Required work
Leaving out every picture, retype the lines below from the top through the one that contains "- margin.bottom, margin.top]);".

Source material
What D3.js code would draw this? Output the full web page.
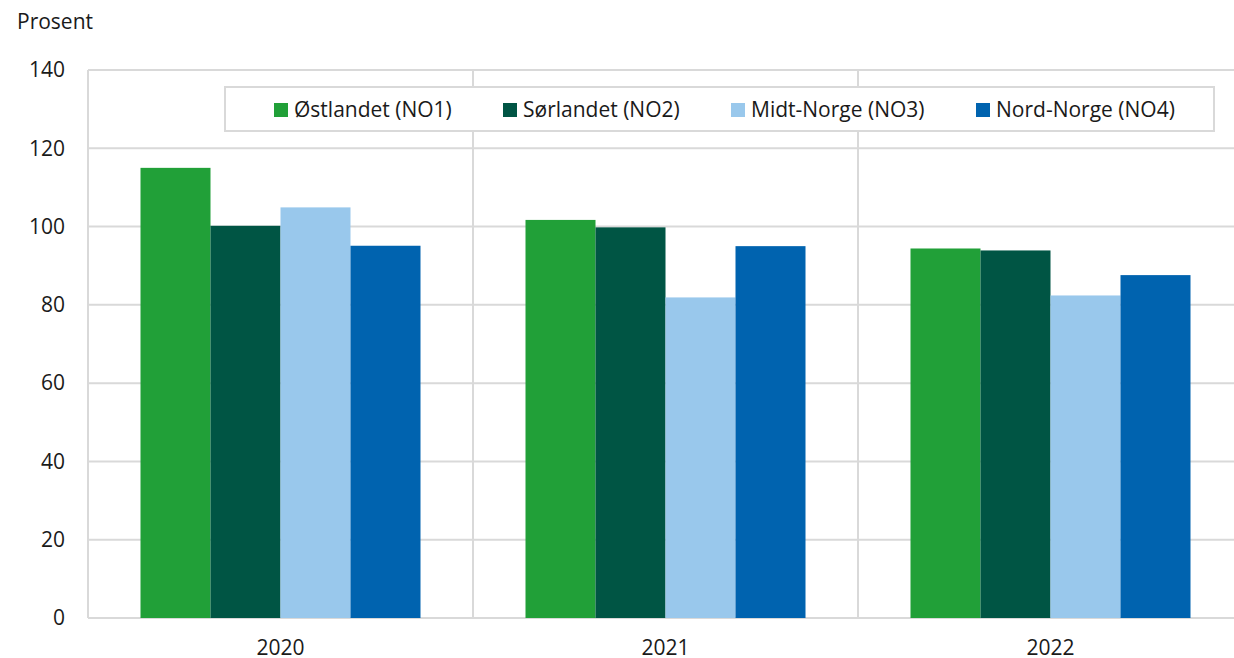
<!DOCTYPE html>
<html>
<head>
<meta charset="utf-8">
<script src="https://cdn.jsdelivr.net/npm/d3@7"></script>
<style>
  body { margin: 0; background: #fff; }
  svg { display: block; font-family: "Open Sans", "Noto Sans", sans-serif; }
</style>
</head>
<body>
<div id="chart"></div>
<script>
// Data
const years = ['2020', '2021', '2022'];
const regions = ['Østlandet (NO1)', 'Sørlandet (NO2)', 'Midt-Norge (NO3)', 'Nord-Norge (NO4)'];
const ostlandet = [115, 101.7, 94.4];
const sorlandet = [100.2, 99.8, 93.9];
const midtNorge = [104.9, 81.9, 82.4];
const nordNorge = [95.1, 95.0, 87.6];
const yTicks = [0, 20, 40, 60, 80, 100, 120, 140];
const colors = ['#21a038', '#005544', '#99c8ec', '#0063af'];

const series = [ostlandet, sorlandet, midtNorge, nordNorge];

const width = 1234, height = 658;
const margin = {top: 70, right: -9, bottom: 40, left: 88};

const svg = d3.select('#chart')
    .append('svg')
    .attr('width', width)
    .attr('height', height);

const x = d3.scaleBand()
    .domain(years)
    .range([margin.left, width - margin.right])
    .paddingInner(0)
    .paddingOuter(0);

const x1 = d3.scaleBand()
    .domain(d3.range(regions.length))
    .range([0, x.bandwidth()])
    .paddingInner(0)
    .paddingOuter(0.75);

const y = d3.scaleLinear()
    .domain([0, 140])
    .range([height - margin.bottom, margin.top]);

// Horizontal gridlines
svg.append('g')
    .selectAll('line')
    .data(yTicks)
    .join('line')
    .attr('x1', margin.left)
    .attr('x2', width - margin.right)
    .attr('y1', d => y(d))
    .attr('y2', d => y(d))
    .attr('stroke', '#d9d9d9')
    .attr('stroke-width', 2);

// Vertical separators between categories
svg.append('g')
    .selectAll('line')
    .data(years)
    .join('line')
    .attr('x1', d => x(d))
    .attr('x2', d => x(d))
    .attr('y1', y(140))
    .attr('y2', y(0))
    .attr('stroke', '#d9d9d9')
    .attr('stroke-width', 2);

// Y tick labels
svg.append('g')
    .selectAll('text')
    .data(yTicks)
    .join('text')
    .attr('x', 65)
    .attr('y', d => y(d))
    .attr('dy', '0.35em')
    .attr('text-anchor', 'end')
    .attr('font-size', 21)
    .attr('fill', '#1a1a1a')
    .text(d => d);

svg.append('text')
    .attr('x', 17)
    .attr('y', 29)
    .attr('font-size', 21)
    .attr('fill', '#1a1a1a')
    .text('Prosent');

// Bars
const groups = svg.append('g')
    .selectAll('g')
    .data(years)
    .join('g')
    .attr('transform', d => `translate(${x(d)},0)`);

groups.selectAll('rect')
    .data((d, i) => series.map((s, k) => ({k: k, v: s[i]})))
    .join('rect')
    .attr('x', d => x1(d.k))
    .attr('width', x1.bandwidth())
    .attr('y', d => y(d.v))
    .attr('height', d => y(0) - y(d.v))
    .attr('fill', d => colors[d.k]);

// X labels
svg.append('g')
    .selectAll('text')
    .data(years)
    .join('text')
    .attr('x', d => x(d) + x.bandwidth() / 2)
    .attr('y', 655)
    .attr('text-anchor', 'middle')
    .attr('font-size', 21)
    .attr('fill', '#1a1a1a')
    .text(d => d);

// Legend
const legendX = [274, 503, 731, 976];
svg.append('rect')
    .attr('x', 225)
    .attr('y', 87)
    .attr('width', 989)
    .attr('height', 44)
    .attr('fill', '#fff')
    .attr('stroke', '#d9d9d9')
    .attr('stroke-width', 2);

const legend = svg.append('g')
    .selectAll('g')
    .data(regions)
    .join('g')
    .attr('transform', (d, i) => `translate(${legendX[i]},103)`);

legend.append('rect')
    .attr('width', 14)
    .attr('height', 14)
    .attr('fill', (d, i) => colors[i]);

legend.append('text')
    .attr('x', 20)
    .attr('y', 7)
    .attr('dy', '0.35em')
    .attr('font-size', 21)
    .attr('fill', '#1a1a1a')
    .text(d => d);
</script>
</body>
</html>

Task result
What D3.js code would draw this? Output the full web page.
<!DOCTYPE html>
<html>
<head>
<meta charset="utf-8">
<script src="https://cdn.jsdelivr.net/npm/d3@7"></script>
<style>
  body { margin: 0; background: #fff; }
  svg { display: block; font-family: "Open Sans", "Noto Sans", sans-serif; }
</style>
</head>
<body>
<div id="chart"></div>
<script>
// Data
const years = ['2020', '2021', '2022'];
const regions = ['Østlandet (NO1)', 'Sørlandet (NO2)', 'Midt-Norge (NO3)', 'Nord-Norge (NO4)'];
const ostlandet = [115, 101.7, 94.4];
const sorlandet = [100.2, 99.8, 93.9];
const midtNorge = [104.9, 81.9, 82.4];
const nordNorge = [95.1, 95.0, 87.6];
const yTicks = [0, 20, 40, 60, 80, 100, 120, 140];
const colors = ['#21a038', '#005544', '#99c8ec', '#0063af'];

const series = [ostlandet, sorlandet, midtNorge, nordNorge];

const width = 1234, height = 658;
const margin = {top: 70, right: -9, bottom: 40, left: 88};

const svg = d3.select('#chart')
    .append('svg')
    .attr('width', width)
    .attr('height', height);

const x = d3.scaleBand()
    .domain(years)
    .range([margin.left, width - margin.right])
    .paddingInner(0)
    .paddingOuter(0);

const x1 = d3.scaleBand()
    .domain(d3.range(regions.length))
    .range([0, x.bandwidth()])
    .paddingInner(0)
    .paddingOuter(0.75);

const y = d3.scaleLinear()
    .domain([0, 140])
    .range([height - margin.bottom, margin.top]);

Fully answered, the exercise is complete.